KYIV, Aug 12 (Reuters) – Securing a new $5 billion loan from the IMF would help reassure Ukraine’s other creditors that the war-torn country’s macroeconomic situation was under control, President Volodymyr Zelenskiy’s chief economic adviser told Reuters on Friday.
Fresh financing from the International Monetary Fund for around 18 months could serve as the anchor for a larger package of $15 billion-$20 billion to help Ukraine weather the economic crisis caused by Russia’s invasion, the adviser, Oleg Ustenko, said.
He said Ukrainian officials were in touch with the global lender about the potential request, adding that the goal should be to move forward as quickly as possible.
The IMF declined to comment.
Ustenko’s comments came just over two weeks after Ukraine’s central bank governor, Kyrylo Shevchenko, told Reuters that he was seeking as much as $20 billion from the IMF over two or three years – an amount that would have put Ukraine well over the fund’s “exceptional access limit” for lending.
The large size of that request had triggered intense debate within the IMF because it would have also raised questions about the sustainability of Ukraine’s debt.
The revised plan would be modeled on a financing package agreed in 2015, after Russia’s invasion of the Crimea region of Ukraine, that included $17.5 billion in IMF funding but helped leverage total funding of $40 billion.
“An IMF program of $5 billion would be in line with earlier funding levels and might be a catalyst for funding from other sources, including the EU, (the U.S.) Treasury and other individual countries,” Ustenko told Reuters.
Ukraine’s previous $5 billion loan program was canceled in March as the IMF approved $1.4 billion in emergency financing with few conditions in the early weeks of Russia’s invasion.
Ukrainian authorities pledged to work with the Fund to design a new economic program “aimed at rehabilitation and growth, when conditions permit.”
Ukraine, grappling with the internal displacement of some 7 million people by Russia’s invasion on Feb. 24, is scrambling to marshal resources to deal with energy shortages, rising inflation, and a worsening humanitarian crisis as winter approaches.

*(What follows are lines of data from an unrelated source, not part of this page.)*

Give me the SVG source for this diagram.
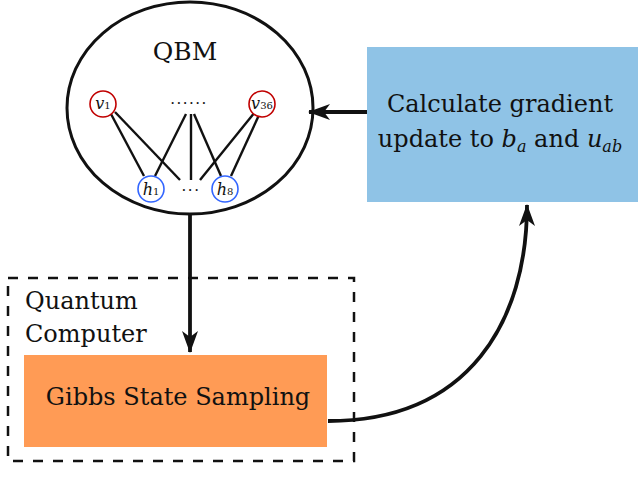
<svg xmlns="http://www.w3.org/2000/svg" width="640" height="495" viewBox="0 0 640 495">
<style>
text{font-family:"DejaVu Serif",serif;fill:#111}
.m{font-style:italic}
.e{stroke:#111;stroke-width:2.4;fill:none}
.c{stroke:#111;stroke-width:3.8;fill:none}
</style>
<defs>
<marker id="a" viewBox="0 0 22 16" refX="21" refY="8" markerWidth="22" markerHeight="16" markerUnits="userSpaceOnUse" orient="auto">
<path d="M0,0 L22,8 L0,16 L6,8 Z" fill="#111"/>
</marker>
</defs>
<g id="computer">
<rect x="8" y="278" width="346" height="183" fill="none" stroke="#111" stroke-width="2.5" stroke-dasharray="10,10"/>
<text x="25" y="309" font-size="24">Quantum</text>
<text x="25" y="342" font-size="24">Computer</text>
</g>
<g id="qbm">
<ellipse cx="190" cy="108" rx="123" ry="106" fill="#fff" stroke="#111" stroke-width="3"/>
<text x="185" y="60" font-size="25" text-anchor="middle">QBM</text>
<g class="e">
<line x1="111" y1="114" x2="144" y2="176"/>
<line x1="115" y1="112" x2="180" y2="180"/>
<line x1="186" y1="114" x2="155" y2="176"/>
<line x1="191" y1="114" x2="191" y2="180"/>
<line x1="194" y1="114" x2="221" y2="176"/>
<line x1="255" y1="112" x2="200" y2="180"/>
<line x1="259" y1="115" x2="231" y2="176"/>
</g>
<circle cx="103" cy="104" r="13" fill="#fff" stroke="#c00000" stroke-width="1.6"/>
<circle cx="262" cy="104" r="13" fill="#fff" stroke="#c00000" stroke-width="1.6"/>
<circle cx="151" cy="189" r="13" fill="#fff" stroke="#3366ff" stroke-width="1.6"/>
<circle cx="225" cy="189" r="13" fill="#fff" stroke="#3366ff" stroke-width="1.6"/>
<text x="103" y="109" font-size="16" text-anchor="middle"><tspan class="m">v</tspan><tspan font-size="10">1</tspan></text>
<text x="262" y="109" font-size="16" text-anchor="middle"><tspan class="m">v</tspan><tspan font-size="10">36</tspan></text>
<text x="151" y="195" font-size="16" text-anchor="middle"><tspan class="m">h</tspan><tspan font-size="10">1</tspan></text>
<text x="225" y="195" font-size="16" text-anchor="middle"><tspan class="m">h</tspan><tspan font-size="10">8</tspan></text>
<text x="189" y="104" font-size="15" text-anchor="middle" letter-spacing="1.5">......</text>
<text x="191" y="191" font-size="15" text-anchor="middle" letter-spacing="1.5">...</text>
</g>
<g id="gradient">
<rect x="367" y="47" width="271" height="155" fill="#8fc3e6"/>
<g font-size="24" text-anchor="middle">
<text x="500" y="112">Calculate gradient</text>
<text x="500" y="147">update to <tspan class="m">b</tspan><tspan class="m" font-size="16" dy="5">a</tspan><tspan dy="-5"> and </tspan><tspan class="m">u</tspan><tspan class="m" font-size="16" dy="5">ab</tspan></text>
</g>
</g>
<g id="sampling">
<rect x="24" y="355" width="303" height="92" fill="#ff9b55"/>
<text x="178" y="405" font-size="24" text-anchor="middle">Gibbs State Sampling</text>
</g>
<g id="connectors">
<line class="c" x1="190" y1="214" x2="190" y2="352" marker-end="url(#a)"/>
<line class="c" x1="367" y1="112" x2="309" y2="112" marker-end="url(#a)"/>
<path class="c" d="M328,421 C470,421 527,320 527,205" marker-end="url(#a)"/>
</g>
</svg>
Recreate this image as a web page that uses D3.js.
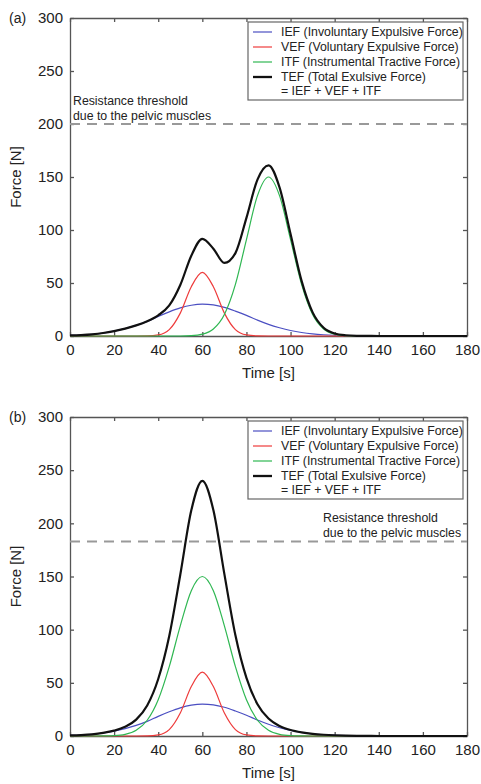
<!DOCTYPE html>
<html><head><meta charset="utf-8">
<script src="https://cdn.jsdelivr.net/npm/d3@7"></script>
<style>body{margin:0;background:#fff}svg{display:block}text{font-family:"Liberation Sans",Arial,sans-serif;fill:#222}</style>
</head><body><svg id="c" width="481" height="784"></svg>
<script>
const time = [0,5,10,15,20,25,30,35,40,45,50,55,60,65,70,75,80,85,90,95,100,105,110,115,120,125,130,135,140,145,150,155,160,165,170,175,180];
// Panel (a)
const iefA = [0.5,0.9,1.6,2.8,4.6,7,10,13.8,18.5,22.8,26.5,29,30,29.3,27,23.5,19.5,15,11,7.8,5.2,3.3,2,1.2,0.7,0.4,0.2,0.1,0,0,0,0,0,0,0,0,0];
const vefA = [0,0,0,0,0,0,0,0.1,1,6,21.6,46.5,60,46.5,21.6,6,1,0.1,0,0,0,0,0,0,0,0,0,0,0,0,0,0,0,0,0,0,0];
const itfA = [0,0,0,0,0,0,0,0,0,0,0,0.3,1.7,6.6,20.3,48.7,91,132.4,150,132.4,91,48.7,20.3,6.6,1.7,0.3,0,0,0,0,0,0,0,0,0,0,0];
const tefA = [0.5,0.9,1.6,2.8,4.6,7,10,13.9,19.5,28.8,48.1,75.8,91.7,82.4,68.9,78.2,111.5,147.5,161,140.2,96.2,52,22.3,7.8,2.4,0.7,0.2,0.1,0,0,0,0,0,0,0,0,0];
const thresholdA = 200;
// Panel (b)
const iefB = [0.5,0.9,1.6,2.8,4.6,7,10,13.8,18.5,22.8,26.5,29,30,29.3,27,23.5,19.5,15,11,7.8,5.2,3.3,2,1.2,0.7,0.4,0.2,0.1,0,0,0,0,0,0,0,0,0];
const vefB = [0,0,0,0,0,0,0,0.1,1,6,21.6,46.5,60,46.5,21.6,6,1,0.1,0,0,0,0,0,0,0,0,0,0,0,0,0,0,0,0,0,0,0];
const itfB = [0,0,0,0.1,0.4,1.6,5.4,14.8,34.1,65.2,103.6,136.7,150,136.7,103.6,65.2,34.1,14.8,5.4,1.6,0.4,0.1,0,0,0,0,0,0,0,0,0,0,0,0,0,0,0];
const tefB = [0.5,0.9,1.6,2.9,5,8.6,15.4,28.7,53.6,94,151.7,212.2,240,212.5,152.2,94.7,54.6,29.9,16.4,9.4,5.6,3.4,2,1.2,0.7,0.4,0.2,0.1,0,0,0,0,0,0,0,0,0];
const thresholdB = 183;

const xTicks = [0,20,40,60,80,100,120,140,160,180];
const yTicks = [0,50,100,150,200,250,300];
const legendLabels = ["IEF (Involuntary Expulsive Force)","VEF (Voluntary Expulsive Force)","ITF (Instrumental Tractive Force)","TEF (Total Exulsive Force)"];
const legendExtra = "= IEF + VEF + ITF";
const thresholdText = ["Resistance threshold","due to the pelvic muscles"];
const colors = ["#4b4fc2","#ee3b3b","#2fb752","#111"];

const svg = d3.select("#c");

function panel(opt){
  const L=70,R=467,T=opt.top,B=opt.bottom;
  const x=d3.scaleLinear().domain([0,180]).range([L,R]);
  const y=d3.scaleLinear().domain([0,300]).range([B,T]);
  const g=svg.append("g");
  const axCol="#555";
  const bottom=g.append("g").attr("transform",`translate(0,${B})`).call(d3.axisBottom(x).tickValues(xTicks).tickSizeInner(-4).tickSizeOuter(0).tickPadding(8));
  const left=g.append("g").attr("transform",`translate(${L},0)`).call(d3.axisLeft(y).tickValues(yTicks).tickSizeInner(-4).tickSizeOuter(0).tickPadding(7));
  const top=g.append("g").attr("transform",`translate(0,${T})`).call(d3.axisTop(x).tickValues(xTicks).tickSizeInner(-4).tickSizeOuter(0).tickFormat(""));
  const right=g.append("g").attr("transform",`translate(${R},0)`).call(d3.axisRight(y).tickValues(yTicks).tickSizeInner(-4).tickSizeOuter(0).tickFormat(""));
  [bottom,left,top,right].forEach(a=>{a.selectAll("path,line").attr("stroke",axCol).attr("stroke-width",1.3);a.selectAll("text").style("font-size","15px").style("font-family","Liberation Sans, Arial, sans-serif").attr("fill","#222");});
  g.append("line").attr("x1",x(0)).attr("x2",x(180)).attr("y1",y(opt.thr)).attr("y2",y(opt.thr)).attr("stroke","#999").attr("stroke-width",2).attr("stroke-dasharray","10,7");
  const tt=g.append("g");
  thresholdText.forEach((t,i)=>{
    tt.append("text").attr("x",opt.thrX).attr("y",y(opt.thr)+opt.thrDy+i*14.5).attr("text-anchor","start").style("font-size","12.3px").attr("fill","#333").text(t);
  });
  const series=[opt.ief,opt.vef,opt.itf,opt.tef];
  const line=d3.line().x((d,i)=>x(time[i])).y(d=>y(d)).curve(d3.curveMonotoneX);
  series.forEach((s,k)=>{
    g.append("path").datum(s).attr("d",line).attr("fill","none").attr("stroke",colors[k]).attr("stroke-width",k===3?2.2:1.2);
  });
  const lx=248,lw=215,ly=opt.legTop,lh=78;
  g.append("rect").attr("x",lx).attr("y",ly).attr("width",lw).attr("height",lh).attr("fill","#fff").attr("stroke","#666").attr("stroke-width",1.2);
  legendLabels.forEach((t,i)=>{
    const yy=ly+10+i*15;
    g.append("line").attr("x1",lx+5).attr("x2",lx+24).attr("y1",yy).attr("y2",yy).attr("stroke",colors[i]).attr("stroke-width",i===3?2.3:1.2);
    g.append("text").attr("x",lx+33).attr("y",yy+4.3).style("font-size","12.3px").attr("fill","#333").text(t);
  });
  g.append("text").attr("x",lx+33).attr("y",ly+10+4*15-1+4.3).style("font-size","12.3px").attr("fill","#333").text(legendExtra);
  g.append("text").attr("transform",`translate(21,${(T+B)/2}) rotate(-90)`).attr("text-anchor","middle").style("font-size","15px").text("Force [N]");
  g.append("text").attr("x",(L+R)/2).attr("y",B+42).attr("text-anchor","middle").style("font-size","15px").text("Time [s]");
  g.append("text").attr("x",9).attr("y",T+5).style("font-size","14px").attr("fill","#333").text(opt.label);
}

panel({top:18,bottom:336,ief:iefA,vef:vefA,itf:itfA,tef:tefA,thr:thresholdA,thrX:73,thrDy:-19,legTop:22,label:"(a)"});
panel({top:417,bottom:736,ief:iefB,vef:vefB,itf:itfB,tef:tefB,thr:thresholdB,thrX:323,thrDy:-19,legTop:421,label:"(b)"});
</script></body></html>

It faces a 35%-45% economic contraction in 2022 and a monthly fiscal shortfall of $5 billion, with only a third of some $29 billion in Western aid pledges having materialized thus far, economists say.
This week, Ukraine’s overseas creditors backed its request for a two-year freeze on payments on almost $20 billion in international bonds, but Ukraine must still make $635 million in principal payments on prior IMF loans beginning in mid-September.
Ustenko said Ukraine hoped to move forward quickly with negotiations with the IMF with an eye to reaching a preliminary agreement before those payments were due.
Proponents of the new program argue that Ukraine had made good progress on tackling deficits and addressing corruption before the war, and the new lending would allow it to stabilize the economy. But critics say a large new loan could put the Fund at risk, as Russia could still win the war and refuse to make good on Ukraine’s debts.
Mark Sobel, U.S. chair of the OMFIF financial policy think tank and a former senior Treasury official, said the Fund was set up to be a “first responder to severe systemic global economic crises” and it should act to help Ukraine pay pensions and other obligations.
Martin Muehleisen, a former IMF strategy chief now affiliated with the Atlantic Council, said even a loan of $5 billion would raise debt sustainability questions in the midst of a war and set worrisome precedents, shifting it clearly to Western priorities.
“The IMF was used by the U.S. and its allies for strategic purposes during the Cold War. Tying the fund closer to the West’s political objectives may again be called for, but it would conflict with the IMF’s aspiration to be a truly global organization,” Muehleisen said.